Cette discipline est encore celle qui prévaux dans la plupart des Églises orthodoxes et des Églises catholiques orientales (de rite byzantin, syriaque et maronite par exemple), au Liban en particulier, mais aussi en Syrie, en Egypte, en Iraq, en Ethiopie, en Inde, en Ukraine, en République tchèque et dans le nouvel ordinariat crée par le pape Benoit XVI qui accueille les Anglicans dans l'Église catholique. Au Liban, à titre d'exemple, 42.7% des prêtres diocésains sont mariés[6], soit 361 des 845 prêtres maronites du Liban, suivant l'enquête effectuée en décembre 2015 auprès des 13 diocèses maronites du Liban, aux fins de la présente étude. Toutefois, cette proportion varie beaucoup suivant les diocèses : dans celui de Beyrouth par exemple, elle tombe à 27.6 %, alors qu'elle atteint 75% à Tripoli, la principale ville du nord du Liban.

Au cours de la 8e congrégation générale de la XIe assemblée générale ordinaire du synode des évêques, sous la présidence du cardinal Juan Sandoval Iñiguez et en présence du pape et de 239 membres du synode, vendredi 7 octobre, le cardinal Nasrallah Pierre Sfeir[7] présente la situation des prêtres mariés dans l'Église maronite et affirme que les prêtres mariés vivent des difficultés non négligeables : « il faut avouer que le mariage des prêtres, s'il résout un problème, il en crée d'autres aussi graves. Un prêtre marié a le devoir de s'occuper de sa femme et de ses enfants, leur assurer une bonne éducation, les caser socialement ».

Les exigences demandées pour devenir prêtre ainsi que son rôle dans l'Église sont relativement connues. Mais, quel est le rôle de sa femme ? A-t-elle un service particulier auprès de son mari, ou dans l'Église ? Comment vit-elle en tant qu'épouse du prêtre ? Le prêtre étant le « serviteur de Dieu » à plein temps, le ministre de certains sacrements, le prédicateur, l'exemple à imiter et le conseiller spirituel de ses paroissiens, a-t-il le temps de s'occuper de sa femme et de ses enfants ? Peut-elle prendre sa place auprès de son époux comme elle désire ? Ou bien le sacerdoce ministériel de son mari lui impose-t-il des règles de vie ?

  1. Concile d'Elvire ou synode d'Elvire

    Concile qui a réuni à Illiberis (aujourd'hui un quartier de Grenade), en 305 ou 306, des membres du clergé venus de différentes régions d'Espagne (19 évêques, 27 prêtres, des diacres et quelques laïcs).
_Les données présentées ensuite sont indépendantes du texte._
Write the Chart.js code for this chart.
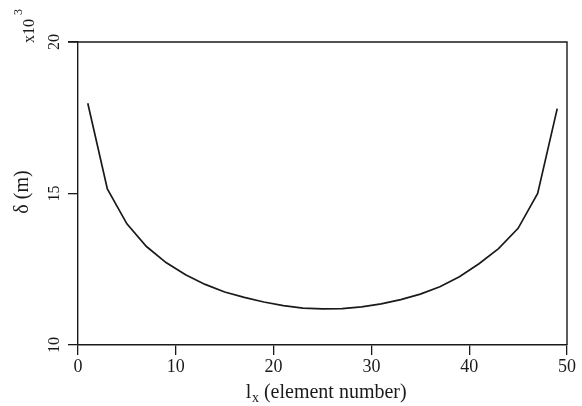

Il a traité de la vie interne de l'Église (célibat des clercs, pénitence, comportement des chrétiens, attitude face au paganisme, etc.)

  2. Premier concile du Latran ou Latran I

    assemblée ecclésiastique qui fut réunie du 18 mars au 11 avril 1123 sous le pontificat du pape Calixte II à Rome, dans la basilique Saint-Jean de Latran. La ratification du concordat de Worms (1122) ainsi que l'adoption des canons interdisant la simonie et le concubinage des clercs sont les principales décisions du concile.

  3. Deuxième concile du Latran ou Latran II

    assemblée tenue du 4 au 11 avril 1139 sous le pape Innocent II. La plus grande partie du concile a traité de questions disciplinaires et d'organisation du clergé et les canons contre le mariage des prêtres ont été renouvelés.

  4. Concile de Trente

    assemblée convoquée par le pape Paul III et clôturée par Pie IV, le concile de Trente fut le moteur de la Réforme catholique. Ce concile débuta officiellement le 13 décembre 1545 à Trente, dans les Alpes (aujourd'hui en Italie) et se termina le 4 décembre 1563. Ce concile est considéré comme l'un des conciles les plus importants de l'histoire du catholicisme.

  5. Concile in Trullo ou Quinisexte

    assemblée réunie de 691 à 692 à l'initiative de l'empereur Justinien II sous le dôme (trullos) du palais impérial à Byzance. L'Orient chrétien l'a considéré comme un concile œcuménique, ou plutôt comme le complément des IIe et IIIe conciles œcuméniques de Constantinople, réunis en 553 puis en 680–681.

    Ce concile a rassemblé plus de trois cent évêques orientaux.

  6. 42.7% des prêtres diocésains sont mariés
  7. Nasrallah Pierre Sfeir

    Né à Rayfoun au Liban le 15 mai 1920, est un cardinal maronite libanais, patriarche de l'Église maronite de 1986 à 2011 et patriarche émérite de l'Église maronite depuis le 26 février 2011.